DRAMATURGIA MURALISTA.
A dramaturgia muralista é uma técnica de escrita que tenta traduzir esteticamente os efeitos do sistema de repressão organizada, instituído como política de Estado na ditadura civil-militar brasileira. Ave Terrena se voltou à técnica muralista já utilizada por alguns artistas-referência, em períodos históricos de grande transformação social: Oswald de Andrade, nos romances muralistas da série Marco Zero; os pintores mexicanos Diego Rivera e José Orozco, na década de 30, que tentaram recriar em murais monumentais uma síntese da história de seu país; e Patrícia Galvão (Pagu), no romance proletário Parque Industrial, lançado em 1930. Tanto Oswald, em seus romances, quanto os mexicanos, nos murais, se valiam de cenários profusos, de várias épocas. Personagens às centenas, em estado de perambulação pelo tempo, pelo espaço e pela cultura. Esse olhar tumultuado, que atravessa tempos diferentes e reúne grupos sociais em atrito, seria mais afinado ao ritmo da modernidade, e também ao tumulto que ele causa. Ave Terrena tentou escrever uma literatura para a cena, veloz, industrial, que abdica do EU em prol do COLETIVISMO. O resultado é uma escrita cheia de tensões e desarranjos internos, em que as sucessivas justaposições de narrativas independentes criam uma confusão de percepções, assim como faz Pagu em Parque Industrial.
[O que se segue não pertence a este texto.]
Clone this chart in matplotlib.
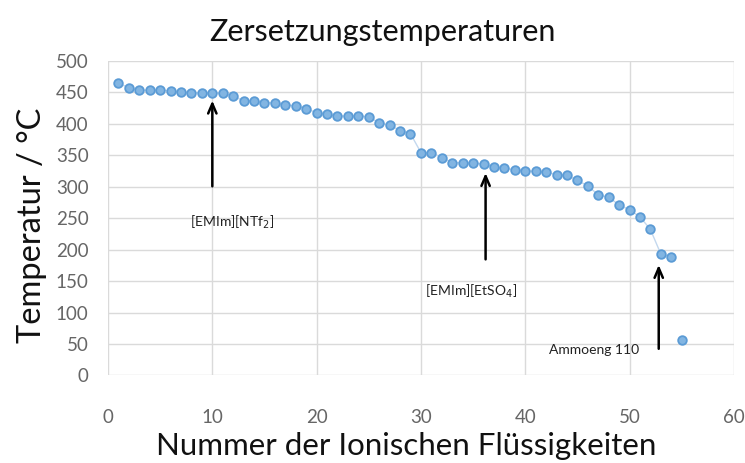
import numpy as np
import matplotlib
matplotlib.use('Agg')
import matplotlib.pyplot as plt

# Daten: Zersetzungstemperaturen der ionischen Flüssigkeiten (°C)
nummer = np.arange(1, 56)
temperatur = [464, 457, 453, 453, 453, 452, 450, 449, 449, 449,
              448, 444, 436, 436, 433, 433, 430, 428, 424, 417,
              415, 412, 412, 412, 411, 401, 398, 389, 384, 354,
              354, 346, 338, 338, 337, 336, 331, 329, 327, 325,
              324, 323, 319, 318, 310, 301, 287, 283, 271, 263,
              252, 232, 193, 188, 56]

# Pfeile: (Label, x, Pfeilspitze y, Pfeilende y, Text x, Text y)
pfeile = [
    ('[EMIm][NTf$_2$]', 10, 441, 296, 11.9, 244),
    ('[EMIm][EtSO$_4$]', 36.2, 326, 180, 34.8, 134),
    ('Ammoeng 110', 52.8, 180, 38, 46.6, 40),
]

plt.rcParams['font.family'] = ['Lato', 'DejaVu Sans']

fig = plt.figure(figsize=(7.45, 4.63), dpi=100)
ax = fig.add_axes([0.145, 0.189, 0.840, 0.680])

# dünne Verbindungslinie (letzter Punkt steht allein)
ax.plot(nummer[:-1], temperatur[:-1], color='#C3D8EE', linewidth=1.0, zorder=2)
ax.plot(nummer, temperatur, linestyle='none', zorder=3,
        marker='o', markersize=6.2, markerfacecolor='#82B5E2',
        markeredgecolor='#5B9BD5', markeredgewidth=1.3)

for text, x, y_head, y_tail, tx, ty in pfeile:
    ax.annotate('', xy=(x, y_head), xytext=(x, y_tail),
                arrowprops=dict(arrowstyle='->,head_length=0.7,head_width=0.3',
                                color='black', lw=1.8), zorder=4)
    ax.text(tx, ty, text, fontsize=10, ha='center', va='center', color='#222222')

ax.set_xlim(0, 60)
ax.set_ylim(0, 500)
ax.set_xticks(range(0, 61, 10))
ax.set_yticks(range(0, 501, 50))
ax.grid(True, color='#DADADA', linewidth=1.0)
ax.set_axisbelow(True)
for s in ax.spines.values():
    s.set_visible(False)
ax.tick_params(length=0, labelsize=13.5, labelcolor='#666666')
ax.tick_params(axis='y', pad=14)
ax.tick_params(axis='x', pad=24)

fig.text(0.513, 0.93, 'Zersetzungstemperaturen', fontsize=22, ha='center', va='center',
         color='#111111')
ax.set_xlabel('Nummer der Ionischen Flüssigkeiten', fontsize=22.5, color='#111111')
ax.xaxis.set_label_coords(0.476, -0.178)
ax.set_ylabel('Temperatur / °C', fontsize=23.5, color='#111111')
ax.yaxis.set_label_coords(-0.098, 0.478)

fig.savefig('out.png', dpi=100)
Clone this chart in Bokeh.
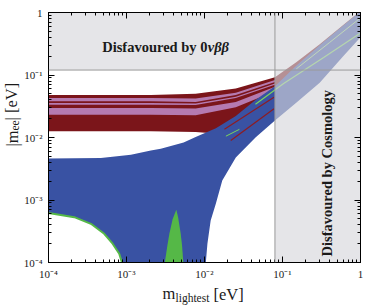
import math
from bokeh.plotting import figure
from bokeh.models import LogAxis, FixedTicker, CustomJSTickFormatter, Label, Span, Title
from bokeh.embed import file_html
from bokeh.resources import INLINE

# ---------------- data ----------------
tick_values = [1e-4, 1e-3, 1e-2, 1e-1, 1.0]
tick_labels = ["10\u207b\u2074", "10\u207b\u00b3", "10\u207b\u00b2", "10\u207b\u00b9", "1"]

mee_bound = 0.12      # 0vbb bound on |m_ee|
mlight_bound = 0.08   # cosmology bound on m_lightest

# inverted hierarchy band (dark red)
ih_top_x = [1e-4, 2.05e-3, 7.7e-3, 0.0252, 0.08, 0.15, 0.3, 0.6, 1.0]
ih_top_y = [0.048, 0.048, 0.050, 0.061, 0.092, 0.16, 0.31, 0.63, 1.06]
ih_bot_x = [1e-4, 2.05e-3, 7.7e-3, 0.0113, 0.0252, 0.08, 0.3, 1.0]
ih_bot_y = [0.0126, 0.0126, 0.0123, 0.0118, 0.016, 0.04, 0.15, 0.5]

# pink stripes inside the IH band
stripe_x = [1e-4, 2.05e-3, 7.7e-3, 0.0252, 0.08]
stripe1_top = [0.043, 0.043, 0.042, 0.052, 0.083]
stripe1_bot = [0.038, 0.038, 0.037, 0.048, 0.077]
stripe2_top = [0.0355, 0.0355, 0.035, 0.045, 0.073]
stripe2_bot = [0.0335, 0.0335, 0.033, 0.043, 0.070]
stripe3_top = [0.0296, 0.0296, 0.029, 0.037, 0.065]
stripe3_bot = [0.0232, 0.0232, 0.0227, 0.0305, 0.055]

# normal hierarchy band (blue)
nh_top_x = [1e-4, 4.7e-4, 1.14e-3, 2.05e-3, 2.75e-3, 5.4e-3, 7.7e-3, 0.014, 0.0252, 0.0454, 0.08, 0.15, 0.3, 0.6, 1.0]
nh_top_y = [0.0046, 0.0047, 0.0053, 0.0062, 0.0066, 0.0083, 0.0102, 0.014, 0.022, 0.040, 0.066, 0.14, 0.30, 0.62, 1.04]
nh_right_x = [1.0, 0.6, 0.3, 0.15, 0.08, 0.0454, 0.0252, 0.0169, 0.014, 0.012, 0.0109, 0.0104]
nh_right_y = [0.40, 0.20, 0.075, 0.036, 0.0187, 0.0101, 0.0048, 0.00205, 8.8e-4, 4.7e-4, 2.0e-4, 1e-4]
nh_left_x = [8.73e-4, 8.07e-4, 6.64e-4, 5.18e-4, 3.5e-4, 2.14e-4, 1e-4]
nh_left_y = [1e-4, 1.38e-4, 2.0e-4, 2.88e-4, 4.16e-4, 5.31e-4, 6.2e-4]

# thin lines inside the NH band
red_line1_x = [0.018, 0.0778]
red_line1_y = [0.0135, 0.0441]
red_line2_x = [0.0217, 0.0778]
red_line2_y = [0.00895, 0.0288]
green_line1_x = [0.045, 0.1035, 0.337, 1.0]
green_line1_y = [0.034, 0.0731, 0.19, 0.47]
green_line2_x = [0.0188, 0.028]
green_line2_y = [0.0105, 0.0135]
green_line3_x = [0.15, 0.4, 1.0]
green_line3_y = [0.125, 0.33, 0.82]

# green spike at the bottom
spike_x = [3.1e-3, 3.35e-3, 3.55e-3, 3.9e-3, 4.35e-3, 4.6e-3, 4.95e-3, 5.15e-3, 5.35e-3]
spike_y = [1e-4, 1.9e-4, 2.9e-4, 4.9e-4, 7.0e-4, 5.2e-4, 2.9e-4, 1.9e-4, 1e-4]

# ---------------- styling ----------------
RED = "#7b151a"
PINK = "#b57ab0"
BLUE = "#3952a3"
GREEN = "#55b847"
GRAY_FILL = "#d6d6db"
SERIF = "Liberation Serif"
TXT = "#1a1a1a"

FL, FT, FW, FH = 48, 12, 312, 250   # frame in page pixels


def dx(px):
    return 10 ** (-4 + (px - FL) / (FW / 4.0))


def dy(py):
    return 10 ** (-(py - FT) / (FH / 4.0))


p = figure(x_axis_type="log", y_axis_type="log", x_range=(1e-4, 1), y_range=(1e-4, 1),
           frame_width=FW, frame_height=FH, min_border_left=48, min_border_right=6,
           min_border_top=12, min_border_bottom=43, output_backend="svg",
           toolbar_location=None, background_fill_color="white")
p.grid.visible = False
p.outline_line_color = "black"

minor = [k * 10 ** e for e in range(-4, 0) for k in range(2, 10)]
fmt = CustomJSTickFormatter(args=dict(tvals=tick_values, tlabs=tick_labels), code="""
let best = 0, bd = 1e9;
for (let i = 0; i < tvals.length; i++) {
  const d = Math.abs(Math.log10(tick) - Math.log10(tvals[i]));
  if (d < bd) { bd = d; best = i; }
}
return tlabs[best];
""")
blank = CustomJSTickFormatter(code="return '';")


def style(ax, show, standoff=5):
    ax.ticker = FixedTicker(ticks=tick_values, minor_ticks=minor)
    ax.major_tick_in = 6
    ax.major_tick_out = 0
    ax.minor_tick_in = 3
    ax.minor_tick_out = 0
    ax.axis_line_color = "black"
    ax.major_tick_line_color = "black"
    ax.minor_tick_line_color = "black"
    if show:
        ax.formatter = fmt
        ax.major_label_text_font = SERIF
        ax.major_label_text_font_size = "11px"
        ax.major_label_text_color = TXT
        ax.major_label_standoff = standoff
    else:
        ax.formatter = blank
        ax.major_label_text_font_size = "0px"
        ax.major_label_standoff = 0


style(p.xaxis[0], True, 5)
style(p.yaxis[0], True, 6)
top_ax = LogAxis()
right_ax = LogAxis()
style(top_ax, False)
style(right_ax, False)
p.add_layout(top_ax, "above")
p.add_layout(right_ax, "right")

# IH band
p.patch(ih_top_x + ih_bot_x[::-1], ih_top_y + ih_bot_y[::-1], fill_color=RED, line_color=None)
for t, b in [(stripe1_top, stripe1_bot), (stripe2_top, stripe2_bot), (stripe3_top, stripe3_bot)]:
    p.patch(stripe_x + stripe_x[::-1], t + b[::-1], fill_color=PINK, line_color=None)

# NH band
p.patch(nh_top_x + nh_right_x + nh_left_x, nh_top_y + nh_right_y + nh_left_y,
        fill_color=BLUE, line_color=None)
p.line(red_line1_x, red_line1_y, line_color="#8e1c22", line_width=1.2)
p.line(red_line2_x, red_line2_y, line_color="#8e1c22", line_width=1.2)
p.line(green_line1_x, green_line1_y, line_color="#7bd65c", line_width=1.2)
p.line(green_line2_x, green_line2_y, line_color="#7bd65c", line_width=1.0)
p.line(green_line3_x, green_line3_y, line_color="#9ad87e", line_width=1.0)
p.line(nh_left_x, nh_left_y, line_color=GREEN, line_width=2)
p.patch(spike_x, spike_y, fill_color=GREEN, line_color=None)

# disfavoured regions
p.patch([1e-4, mlight_bound, mlight_bound, 1, 1, 1e-4],
        [mee_bound, mee_bound, 1e-4, 1e-4, 1, 1],
        fill_color=GRAY_FILL, fill_alpha=0.64, line_color=None)
p.add_layout(Span(location=mee_bound, dimension="width", line_color="#9a9a9a", line_width=1))
p.add_layout(Span(location=mlight_bound, dimension="height", line_color="#9a9a9a", line_width=1))

# texts inside the frame
p.add_layout(Label(x=dx(101.7), y=dy(46.7), text="Disfavoured by 0", text_font=SERIF,
                   text_font_style="bold", text_font_size="14.5px", text_color=TXT,
                   text_baseline="alphabetic", text_align="left"))
p.add_layout(Label(x=dx(101.7), y=dy(46.7), x_offset=105.5, text="\u03bd\u03b2\u03b2", text_font=SERIF,
                   text_font_style="bold italic", text_font_size="14.5px", text_color=TXT,
                   text_baseline="alphabetic", text_align="left"))
p.add_layout(Label(x=dx(326), y=dy(256), angle=math.pi / 2, text="Disfavoured by Cosmology",
                   text_font=SERIF, text_font_style="bold", text_font_size="14.5px",
                   text_color=TXT, text_baseline="alphabetic", text_align="left"))


def ttl(text, size, standoff, offset):
    return Title(text=text, text_font=SERIF, text_font_size=size, text_font_style="normal",
                 text_color=TXT, standoff=standoff, offset=offset, align="left",
                 vertical_align="middle")


# x axis label: m_lightest [eV]  (side-panel titles)
p.add_layout(ttl(" ", "16.5px", -11, 0), "below")
p.add_layout(ttl("m", "16.5px", -20, 114), "below")
p.add_layout(ttl("[eV]", "16.5px", -20, 165), "below")
p.add_layout(ttl("lightest", "11.5px", -8, 127), "below")

# y axis label: |m_ee| [eV]
p.add_layout(ttl(" ", "16.5px", -17, 0), "left")
p.add_layout(ttl("ee", "11.5px", -6, 132), "left")
p.add_layout(ttl("|m", "16.5px", -20, 116), "left")
p.add_layout(ttl("| [eV]", "16.5px", -20, 142), "left")

open("out.html", "w").write(file_html(p, INLINE))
Para viabilizar esse projeto de escrita cenicamente, foi necessário organizar o material em BARBANTES, sendo que cada um deles corresponde a uma narrativa de um grupo afetado pelo sistema repressivo do Estado de exceção entre 64 e 89. São eles: barbantes vermelho (E LÁ FORA O SILÊNCIO); barbante roxo (AS 3 UIARAS DE SP CITY); e barbantes verde e amarelo (O CORPO QUE O RIO LEVOU)
O Corpo que o rio levou
Texto: Ave Terrena
Direção: Diego Moschkovich
Elenco: Diego Chilio, Fredy Allan, Maria Emília Faganello, Sofia Botelho e Sophia Castellano
Música: Felipe Pagliato, Gabriel Barbosa
Cenografia e iluminação: Wagner Antonio
Figurino: Diogo Costa
Desenho de videomapping: Camilla Márquez
"O corpo que o rio levou" surgiu da investigação sobre o relatório da Comissão Nacional da Verdade. O Objetivo da Comissão era apurar e esclarecer as graves violações de direitos humanos praticadas entre 1946 e 1988, com foco no período da ditadura militar. Esse recorte histórico, tanto no relatório quanto na dramaturgia, decorre da tentativa de reler a narrativa do Brasil sob novas bases, tomando o golpe de 64 como marco da contemporaneidade brasileira. Um projeto de país se consolidava, admitindo, como princípio básico da sociedade, uma crise permanente para a classe trabalhadora, percebida, no caso deste texto, principalmente na realidade de cortes orçamentários e censura à classe artística. Do entrelaçamento dos barbantes VERDE e AMARELO, chegou-se ao texto que, retrabalhado permanentemente junto à equipe criadora do LABTD, estreou no CCSP em março de 2017, circulando em temporada por assentamentos e ocupações de luta por terra e moradia, e nas bibliotecas públicas da cidade de São Paulo.